• **What is needed**
Skip every image and restate the data word for word.

————————

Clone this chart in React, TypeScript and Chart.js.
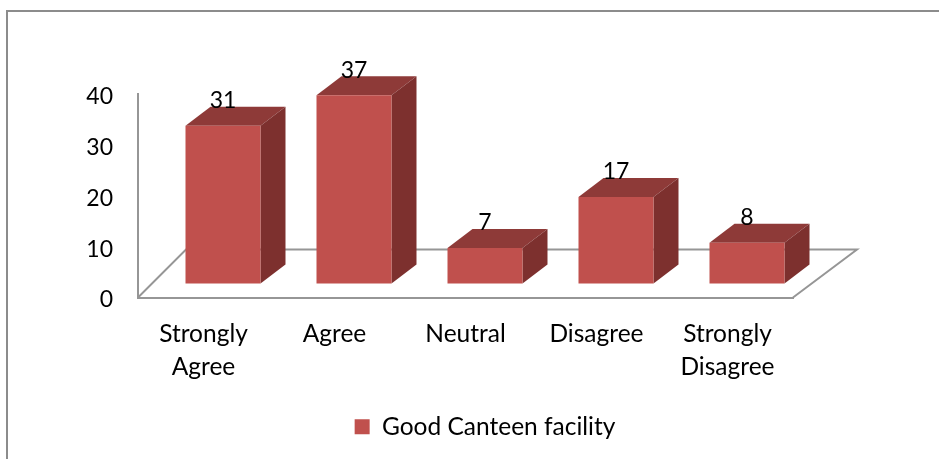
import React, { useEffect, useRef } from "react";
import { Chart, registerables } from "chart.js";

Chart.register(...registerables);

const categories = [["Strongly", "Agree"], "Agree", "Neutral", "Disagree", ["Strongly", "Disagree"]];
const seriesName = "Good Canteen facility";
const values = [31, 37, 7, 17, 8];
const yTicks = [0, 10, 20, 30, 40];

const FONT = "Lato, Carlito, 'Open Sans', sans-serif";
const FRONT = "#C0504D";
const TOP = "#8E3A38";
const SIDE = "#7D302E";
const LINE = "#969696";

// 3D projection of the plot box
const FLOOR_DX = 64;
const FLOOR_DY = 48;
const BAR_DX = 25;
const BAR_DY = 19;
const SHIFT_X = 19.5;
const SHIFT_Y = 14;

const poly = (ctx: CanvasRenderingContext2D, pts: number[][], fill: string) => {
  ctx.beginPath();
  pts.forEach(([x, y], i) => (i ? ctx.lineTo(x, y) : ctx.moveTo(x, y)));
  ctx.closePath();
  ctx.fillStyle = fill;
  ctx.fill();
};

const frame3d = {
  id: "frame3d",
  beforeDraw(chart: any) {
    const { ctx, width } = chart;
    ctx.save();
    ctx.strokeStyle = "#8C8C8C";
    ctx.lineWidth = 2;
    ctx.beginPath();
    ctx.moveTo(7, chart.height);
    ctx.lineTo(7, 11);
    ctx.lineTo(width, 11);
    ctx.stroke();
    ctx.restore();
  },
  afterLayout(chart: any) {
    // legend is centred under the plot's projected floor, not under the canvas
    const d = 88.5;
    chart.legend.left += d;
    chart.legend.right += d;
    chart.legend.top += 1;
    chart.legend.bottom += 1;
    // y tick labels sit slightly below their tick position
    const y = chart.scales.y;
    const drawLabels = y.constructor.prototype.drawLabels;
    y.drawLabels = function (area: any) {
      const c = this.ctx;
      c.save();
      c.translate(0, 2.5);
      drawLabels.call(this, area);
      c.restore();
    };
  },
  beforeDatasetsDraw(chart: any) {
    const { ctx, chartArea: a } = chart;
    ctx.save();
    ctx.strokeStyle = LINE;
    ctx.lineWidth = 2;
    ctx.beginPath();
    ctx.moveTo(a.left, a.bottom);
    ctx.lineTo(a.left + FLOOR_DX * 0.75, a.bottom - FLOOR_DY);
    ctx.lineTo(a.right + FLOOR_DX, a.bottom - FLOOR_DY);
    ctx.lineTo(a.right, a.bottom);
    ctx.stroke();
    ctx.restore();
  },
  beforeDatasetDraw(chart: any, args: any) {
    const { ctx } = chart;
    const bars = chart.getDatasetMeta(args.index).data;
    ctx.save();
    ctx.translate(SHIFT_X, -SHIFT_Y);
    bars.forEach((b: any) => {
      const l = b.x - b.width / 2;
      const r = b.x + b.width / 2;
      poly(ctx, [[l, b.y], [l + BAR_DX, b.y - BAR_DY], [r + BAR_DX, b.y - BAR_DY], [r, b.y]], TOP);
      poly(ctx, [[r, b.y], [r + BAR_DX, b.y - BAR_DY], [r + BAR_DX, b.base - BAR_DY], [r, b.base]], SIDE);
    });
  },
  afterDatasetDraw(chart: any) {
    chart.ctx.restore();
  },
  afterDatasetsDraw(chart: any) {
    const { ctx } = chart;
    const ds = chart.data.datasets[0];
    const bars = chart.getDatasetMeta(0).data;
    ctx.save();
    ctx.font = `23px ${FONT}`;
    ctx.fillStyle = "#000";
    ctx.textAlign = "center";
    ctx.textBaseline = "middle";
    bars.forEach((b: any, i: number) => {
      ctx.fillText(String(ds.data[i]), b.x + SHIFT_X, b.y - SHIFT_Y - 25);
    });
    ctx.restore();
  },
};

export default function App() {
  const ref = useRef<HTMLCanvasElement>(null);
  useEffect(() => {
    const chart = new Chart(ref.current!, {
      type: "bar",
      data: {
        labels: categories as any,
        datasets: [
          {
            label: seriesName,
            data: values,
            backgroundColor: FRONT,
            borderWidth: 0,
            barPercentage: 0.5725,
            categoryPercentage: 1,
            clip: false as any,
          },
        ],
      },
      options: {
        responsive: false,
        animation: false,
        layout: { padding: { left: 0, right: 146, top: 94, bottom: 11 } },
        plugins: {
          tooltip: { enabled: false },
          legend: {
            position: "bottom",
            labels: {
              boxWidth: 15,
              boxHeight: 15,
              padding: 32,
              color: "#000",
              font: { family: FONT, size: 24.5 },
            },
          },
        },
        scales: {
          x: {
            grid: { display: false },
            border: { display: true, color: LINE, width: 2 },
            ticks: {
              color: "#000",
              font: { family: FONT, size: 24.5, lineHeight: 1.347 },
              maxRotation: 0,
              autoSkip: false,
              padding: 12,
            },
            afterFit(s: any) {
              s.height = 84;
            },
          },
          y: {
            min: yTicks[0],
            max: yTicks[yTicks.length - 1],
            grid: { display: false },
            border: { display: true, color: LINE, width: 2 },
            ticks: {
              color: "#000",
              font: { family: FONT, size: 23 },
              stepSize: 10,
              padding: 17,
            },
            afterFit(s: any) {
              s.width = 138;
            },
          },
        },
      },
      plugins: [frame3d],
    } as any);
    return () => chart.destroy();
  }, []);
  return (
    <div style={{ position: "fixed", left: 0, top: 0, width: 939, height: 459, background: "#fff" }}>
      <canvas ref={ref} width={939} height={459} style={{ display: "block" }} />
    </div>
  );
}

————————

• **Answer for the task**
Clone this chart in React, TypeScript and Chart.js.
import React, { useEffect, useRef } from "react";
import { Chart, registerables } from "chart.js";

Chart.register(...registerables);

const categories = [["Strongly", "Agree"], "Agree", "Neutral", "Disagree", ["Strongly", "Disagree"]];
const seriesName = "Good Canteen facility";
const values = [31, 37, 7, 17, 8];
const yTicks = [0, 10, 20, 30, 40];

const FONT = "Lato, Carlito, 'Open Sans', sans-serif";
const FRONT = "#C0504D";
const TOP = "#8E3A38";
const SIDE = "#7D302E";
const LINE = "#969696";

// 3D projection of the plot box
const FLOOR_DX = 64;
const FLOOR_DY = 48;
const BAR_DX = 25;
const BAR_DY = 19;
const SHIFT_X = 19.5;
const SHIFT_Y = 14;

const poly = (ctx: CanvasRenderingContext2D, pts: number[][], fill: string) => {
  ctx.beginPath();
  pts.forEach(([x, y], i) => (i ? ctx.lineTo(x, y) : ctx.moveTo(x, y)));
  ctx.closePath();
  ctx.fillStyle = fill;
  ctx.fill();
};

const frame3d = {
  id: "frame3d",
  beforeDraw(chart: any) {
    const { ctx, width } = chart;
    ctx.save();
    ctx.strokeStyle = "#8C8C8C";
    ctx.lineWidth = 2;
    ctx.beginPath();
    ctx.moveTo(7, chart.height);
    ctx.lineTo(7, 11);
    ctx.lineTo(width, 11);
    ctx.stroke();
    ctx.restore();
  },
  afterLayout(chart: any) {
    // legend is centred under the plot's projected floor, not under the canvas
    const d = 88.5;
    chart.legend.left += d;
    chart.legend.right += d;
    chart.legend.top += 1;
    chart.legend.bottom += 1;
    // y tick labels sit slightly below their tick position
    const y = chart.scales.y;
    const drawLabels = y.constructor.prototype.drawLabels;
    y.drawLabels = function (area: any) {
      const c = this.ctx;
      c.save();
      c.translate(0, 2.5);
      drawLabels.call(this, area);
      c.restore();
    };
  },
  beforeDatasetsDraw(chart: any) {
    const { ctx, chartArea: a } = chart;
    ctx.save();
    ctx.strokeStyle = LINE;
    ctx.lineWidth = 2;
    ctx.beginPath();
    ctx.moveTo(a.left, a.bottom);
    ctx.lineTo(a.left + FLOOR_DX * 0.75, a.bottom - FLOOR_DY);
    ctx.lineTo(a.right + FLOOR_DX, a.bottom - FLOOR_DY);
    ctx.lineTo(a.right, a.bottom);
    ctx.stroke();
    ctx.restore();
  },
  beforeDatasetDraw(chart: any, args: any) {
    const { ctx } = chart;
    const bars = chart.getDatasetMeta(args.index).data;
    ctx.save();
    ctx.translate(SHIFT_X, -SHIFT_Y);
    bars.forEach((b: any) => {
      const l = b.x - b.width / 2;
      const r = b.x + b.width / 2;
      poly(ctx, [[l, b.y], [l + BAR_DX, b.y - BAR_DY], [r + BAR_DX, b.y - BAR_DY], [r, b.y]], TOP);
      poly(ctx, [[r, b.y], [r + BAR_DX, b.y - BAR_DY], [r + BAR_DX, b.base - BAR_DY], [r, b.base]], SIDE);
    });
  },
  afterDatasetDraw(chart: any) {
    chart.ctx.restore();
  },
  afterDatasetsDraw(chart: any) {
    const { ctx } = chart;
    const ds = chart.data.datasets[0];
    const bars = chart.getDatasetMeta(0).data;
    ctx.save();
    ctx.font = `23px ${FONT}`;
    ctx.fillStyle = "#000";
    ctx.textAlign = "center";
    ctx.textBaseline = "middle";
    bars.forEach((b: any, i: number) => {
      ctx.fillText(String(ds.data[i]), b.x + SHIFT_X, b.y - SHIFT_Y - 25);
    });
    ctx.restore();
  },
};

export default function App() {
  const ref = useRef<HTMLCanvasElement>(null);
  useEffect(() => {
    const chart = new Chart(ref.current!, {
      type: "bar",
      data: {
        labels: categories as any,
        datasets: [
          {
            label: seriesName,
            data: values,
            backgroundColor: FRONT,
            borderWidth: 0,
            barPercentage: 0.5725,
            categoryPercentage: 1,
            clip: false as any,
          },
        ],
      },
      options: {
        responsive: false,
        animation: false,
        layout: { padding: { left: 0, right: 146, top: 94, bottom: 11 } },
        plugins: {
          tooltip: { enabled: false },
          legend: {
            position: "bottom",
            labels: {
              boxWidth: 15,
              boxHeight: 15,
              padding: 32,
              color: "#000",
              font: { family: FONT, size: 24.5 },
            },
          },
        },
        scales: {
          x: {
            grid: { display: false },
            border: { display: true, color: LINE, width: 2 },
            ticks: {
              color: "#000",
              font: { family: FONT, size: 24.5, lineHeight: 1.347 },
              maxRotation: 0,
              autoSkip: false,
              padding: 12,
            },
            afterFit(s: any) {
              s.height = 84;
            },
          },
          y: {
            min: yTicks[0],
            max: yTicks[yTicks.length - 1],
            grid: { display: false },
            border: { display: true, color: LINE, width: 2 },
            ticks: {
              color: "#000",
              font: { family: FONT, size: 23 },
              stepSize: 10,
              padding: 17,
            },
            afterFit(s: any) {
              s.width = 138;
            },
          },
        },
      },
      plugins: [frame3d],
    } as any);
    return () => chart.destroy();
  }, []);
  return (
    <div style={{ position: "fixed", left: 0, top: 0, width: 939, height: 459, background: "#fff" }}>
      <canvas ref={ref} width={939} height={459} style={{ display: "block" }} />
    </div>
  );
}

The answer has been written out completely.